DATA SEGMENT →
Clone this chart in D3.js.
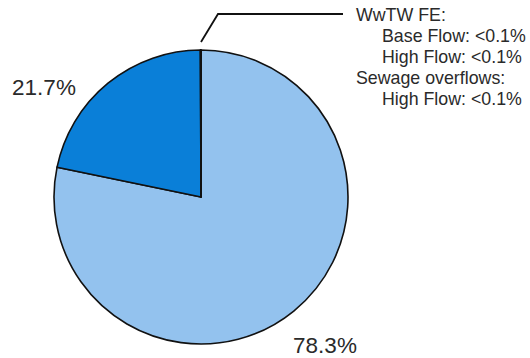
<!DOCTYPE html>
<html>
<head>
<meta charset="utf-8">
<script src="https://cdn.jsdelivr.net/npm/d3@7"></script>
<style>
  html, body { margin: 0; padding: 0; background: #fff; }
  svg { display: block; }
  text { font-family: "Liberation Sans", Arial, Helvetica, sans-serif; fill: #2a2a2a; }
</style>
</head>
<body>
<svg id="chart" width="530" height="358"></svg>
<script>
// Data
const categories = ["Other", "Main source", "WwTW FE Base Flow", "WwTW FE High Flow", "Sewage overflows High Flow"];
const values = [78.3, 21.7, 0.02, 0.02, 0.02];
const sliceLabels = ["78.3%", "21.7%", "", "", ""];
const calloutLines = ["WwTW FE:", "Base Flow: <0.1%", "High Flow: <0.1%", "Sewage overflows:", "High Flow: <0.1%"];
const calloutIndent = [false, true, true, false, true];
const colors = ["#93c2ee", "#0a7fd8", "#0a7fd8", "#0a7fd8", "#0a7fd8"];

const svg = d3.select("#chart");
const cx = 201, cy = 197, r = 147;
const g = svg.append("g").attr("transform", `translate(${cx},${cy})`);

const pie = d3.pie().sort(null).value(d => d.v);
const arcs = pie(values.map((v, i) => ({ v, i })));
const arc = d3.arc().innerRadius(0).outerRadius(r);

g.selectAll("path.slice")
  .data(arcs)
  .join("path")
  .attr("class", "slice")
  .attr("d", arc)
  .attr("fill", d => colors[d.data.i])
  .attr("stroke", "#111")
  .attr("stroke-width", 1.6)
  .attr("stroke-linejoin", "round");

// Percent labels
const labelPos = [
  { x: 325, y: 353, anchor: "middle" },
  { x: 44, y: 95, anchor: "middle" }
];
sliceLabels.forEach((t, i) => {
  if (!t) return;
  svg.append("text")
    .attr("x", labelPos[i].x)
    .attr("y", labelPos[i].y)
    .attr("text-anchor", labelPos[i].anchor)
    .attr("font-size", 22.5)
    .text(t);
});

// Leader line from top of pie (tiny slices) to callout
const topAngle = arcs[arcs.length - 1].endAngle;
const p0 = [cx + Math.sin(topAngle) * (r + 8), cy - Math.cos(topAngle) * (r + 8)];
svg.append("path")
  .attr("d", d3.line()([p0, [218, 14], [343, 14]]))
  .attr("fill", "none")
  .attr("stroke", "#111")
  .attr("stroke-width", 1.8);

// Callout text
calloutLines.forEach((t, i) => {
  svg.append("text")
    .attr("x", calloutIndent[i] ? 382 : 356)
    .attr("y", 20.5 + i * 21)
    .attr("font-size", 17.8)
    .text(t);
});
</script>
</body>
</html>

EXERCISE INSTRUCTIONS → Repeat the full listing above exactly, with no pictures in the copy.

EXERCISE RESPONSE →
Clone this chart in D3.js.
<!DOCTYPE html>
<html>
<head>
<meta charset="utf-8">
<script src="https://cdn.jsdelivr.net/npm/d3@7"></script>
<style>
  html, body { margin: 0; padding: 0; background: #fff; }
  svg { display: block; }
  text { font-family: "Liberation Sans", Arial, Helvetica, sans-serif; fill: #2a2a2a; }
</style>
</head>
<body>
<svg id="chart" width="530" height="358"></svg>
<script>
// Data
const categories = ["Other", "Main source", "WwTW FE Base Flow", "WwTW FE High Flow", "Sewage overflows High Flow"];
const values = [78.3, 21.7, 0.02, 0.02, 0.02];
const sliceLabels = ["78.3%", "21.7%", "", "", ""];
const calloutLines = ["WwTW FE:", "Base Flow: <0.1%", "High Flow: <0.1%", "Sewage overflows:", "High Flow: <0.1%"];
const calloutIndent = [false, true, true, false, true];
const colors = ["#93c2ee", "#0a7fd8", "#0a7fd8", "#0a7fd8", "#0a7fd8"];

const svg = d3.select("#chart");
const cx = 201, cy = 197, r = 147;
const g = svg.append("g").attr("transform", `translate(${cx},${cy})`);

const pie = d3.pie().sort(null).value(d => d.v);
const arcs = pie(values.map((v, i) => ({ v, i })));
const arc = d3.arc().innerRadius(0).outerRadius(r);

g.selectAll("path.slice")
  .data(arcs)
  .join("path")
  .attr("class", "slice")
  .attr("d", arc)
  .attr("fill", d => colors[d.data.i])
  .attr("stroke", "#111")
  .attr("stroke-width", 1.6)
  .attr("stroke-linejoin", "round");

// Percent labels
const labelPos = [
  { x: 325, y: 353, anchor: "middle" },
  { x: 44, y: 95, anchor: "middle" }
];
sliceLabels.forEach((t, i) => {
  if (!t) return;
  svg.append("text")
    .attr("x", labelPos[i].x)
    .attr("y", labelPos[i].y)
    .attr("text-anchor", labelPos[i].anchor)
    .attr("font-size", 22.5)
    .text(t);
});

// Leader line from top of pie (tiny slices) to callout
const topAngle = arcs[arcs.length - 1].endAngle;
const p0 = [cx + Math.sin(topAngle) * (r + 8), cy - Math.cos(topAngle) * (r + 8)];
svg.append("path")
  .attr("d", d3.line()([p0, [218, 14], [343, 14]]))
  .attr("fill", "none")
  .attr("stroke", "#111")
  .attr("stroke-width", 1.8);

// Callout text
calloutLines.forEach((t, i) => {
  svg.append("text")
    .attr("x", calloutIndent[i] ? 382 : 356)
    .attr("y", 20.5 + i * 21)
    .attr("font-size", 17.8)
    .text(t);
});
</script>
</body>
</html>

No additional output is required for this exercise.